From April, national insurance will rise from 12 percent to 13.25 percent for anyone earning between £9,880 and £50,270 a year, and from 2 percent to 3.25 percent for anyone earning above that.
This ‘health and social care’ tax, is to help ease the pressure on the NHS, and to help address the crisis in social care funding. Curiously, during the EU referendum it was claimed that Brexit would free up £350m a week to be spent on the NHS, but this money doesn’t appear to have materialised.

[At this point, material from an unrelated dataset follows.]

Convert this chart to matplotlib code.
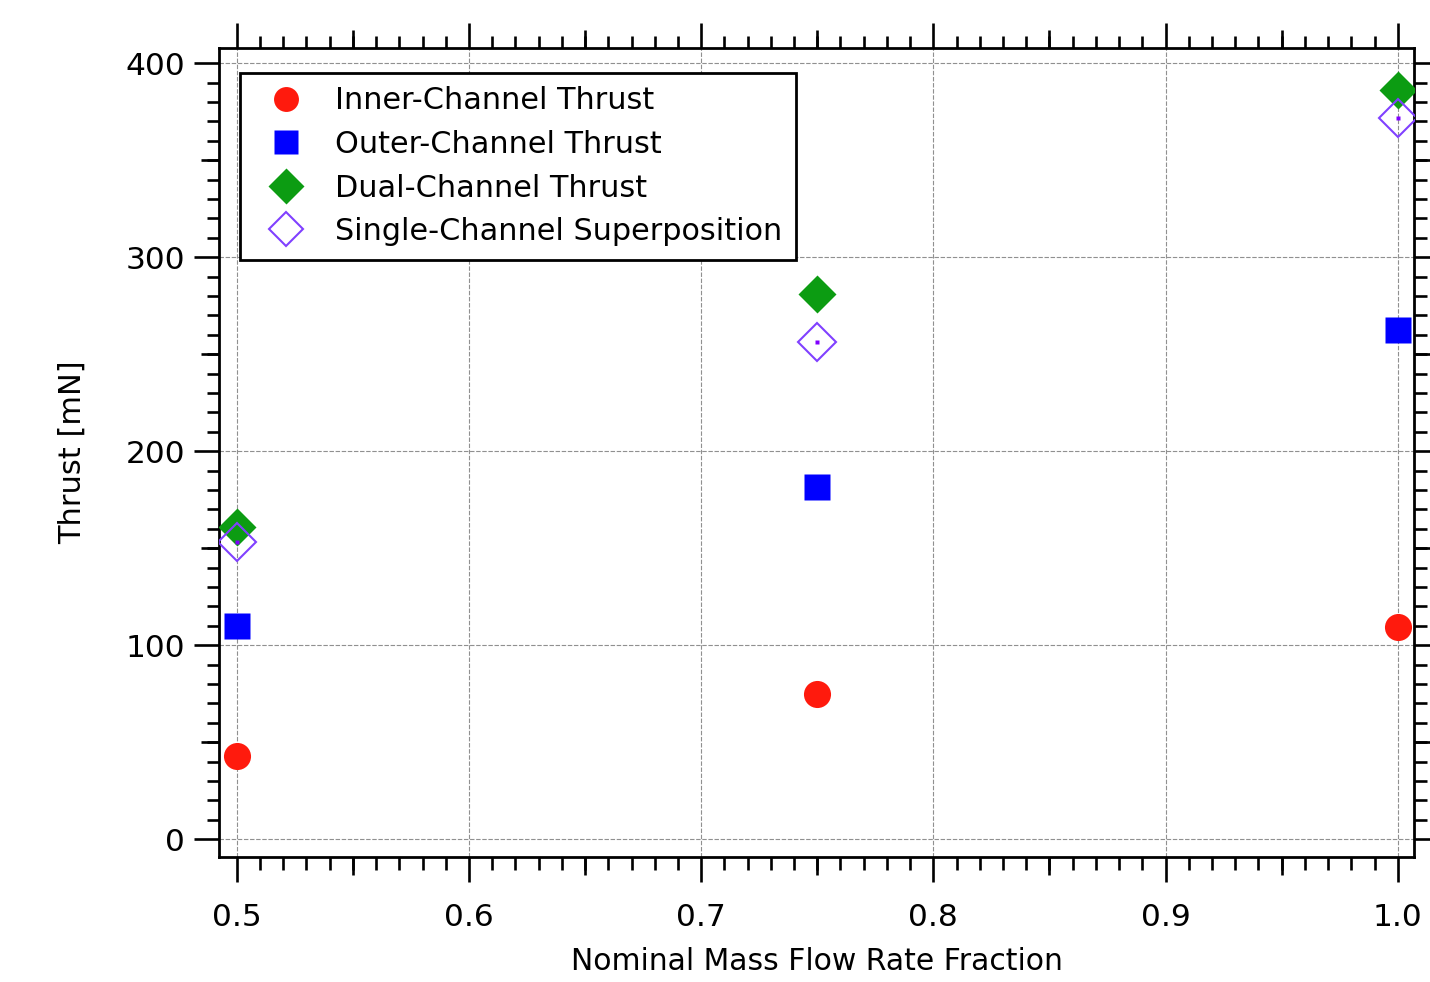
import numpy as np
import matplotlib
matplotlib.use('Agg')
import matplotlib.pyplot as plt
from matplotlib.ticker import MultipleLocator

# mass flow fraction and thrust values [mN]
flow_frac = [0.5, 0.75, 1.0]
inner_thrust = [42.9, 74.9, 109.5]
outer_thrust = [109.9, 181.6, 262.5]
dual_thrust = [161.1, 281.1, 386.2]
superpos_thrust = [153.4, 256.5, 371.6]

x_ticks = [0.5, 0.6, 0.7, 0.8, 0.9, 1.0]
x_ticklabels = ['0.5', '0.6', '0.7', '0.8', '0.9', '1.0']
y_ticks = [0, 100, 200, 300, 400]

plt.rcParams['font.family'] = ['DejaVu Sans']

fig = plt.figure(figsize=(14.3, 9.82), dpi=100)
ax = fig.add_axes([0.1534, 0.1276, 0.8354, 0.8232])

xlim = (0.4925, 1.0070)
ylim = (-9.0, 407.7)

ax.plot(flow_frac, inner_thrust, 'o', color='#ff1a0d', ms=19.5, mec='none', label='Inner-Channel Thrust', zorder=3)
ax.plot(flow_frac, outer_thrust, 's', color='#0000ff', ms=19, mec='none', label='Outer-Channel Thrust', zorder=3)
ax.plot(flow_frac, dual_thrust, 'D', color='#0c9c12', ms=19.5, mec='none', label='Dual-Channel Thrust', zorder=3)
ax.plot(flow_frac, superpos_thrust, 'D', mfc='none', mec='#8040ff', mew=1.5, ms=19, label='Single-Channel Superposition', zorder=4)
ax.plot(flow_frac, superpos_thrust, 's', color='#8000ff', ms=2.5, mec='none', zorder=5)

ax.set_xlim(*xlim)
ax.set_ylim(*ylim)
ax.set_xticks(x_ticks)
ax.set_xticklabels(x_ticklabels)
ax.set_yticks(y_ticks)
ax.xaxis.set_minor_locator(MultipleLocator(0.01))
ax.yaxis.set_minor_locator(MultipleLocator(10))

ax.grid(True, which='major', color='#909090', linestyle=(0, (4, 1.5)), linewidth=0.8)
ax.tick_params(which='both', direction='out', top=True, right=True, width=1.9, colors='black')
ax.tick_params(which='major', length=18, labelsize=22.5, pad=6.5)
ax.tick_params(axis='x', which='major', pad=15)
ax.tick_params(which='minor', length=9)
for s in ax.spines.values():
    s.set_linewidth(2)

# medium ticks every 0.05 / 50 on an overlay axes
ax2 = fig.add_axes(ax.get_position(), frameon=False)
ax2.set_xlim(*xlim)
ax2.set_ylim(*ylim)
ax2.set_xticks(np.arange(0.55, 1.0, 0.1))
ax2.set_yticks(np.arange(50, 400, 100))
ax2.tick_params(direction='out', length=13, width=1.9, top=True, right=True,
                labelbottom=False, labelleft=False)
ax2.patch.set_visible(False)

ax.set_xlabel('Nominal Mass Flow Rate Fraction', fontsize=21.5, labelpad=11)
ax.set_ylabel('Thrust [mN]', fontsize=22, labelpad=28)

leg = ax.legend(loc='upper left', bbox_to_anchor=(0.0176, 0.970), borderaxespad=0,
                fontsize=21.8, frameon=True, fancybox=False, edgecolor='black',
                framealpha=1, handletextpad=0.58, labelspacing=0.48, markerscale=0.92,
                borderpad=0.46, handlelength=2.08)
leg.get_frame().set_linewidth(2)

fig.savefig('out.png', dpi=100)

The rate of inflation is currently at its highest in 30 years, having jumped to 5.4 percent in December. This is down to a sudden demand for goods and services after lockdown, as well as supply chain issues created due to Brexit creating new customs regulations at Great Britain’s border with the EU.
Who will be affected?
Essentially – everyone.
However, the country’s poorest families are expected to be disproportionately affected. Together with the cost of rent, energy and food bills form the bulk of their monthly household expenses, which leaves very little room to cut back to compensate for the hike in prices.
In a tweet, Labour MP for York Central, Rachael Maskell, said:
“As people work harder and harder, bills and rent shoot up and people fall into poverty and debt. York is in the top 10 worst hit by the cost of living people are struggling with.”
The Institute for Fiscal Studies expects the average worker would have been almost £13,000 better off by the middle of the 2020s if wages had risen at the same rate as in the 20 years before the banking crisis.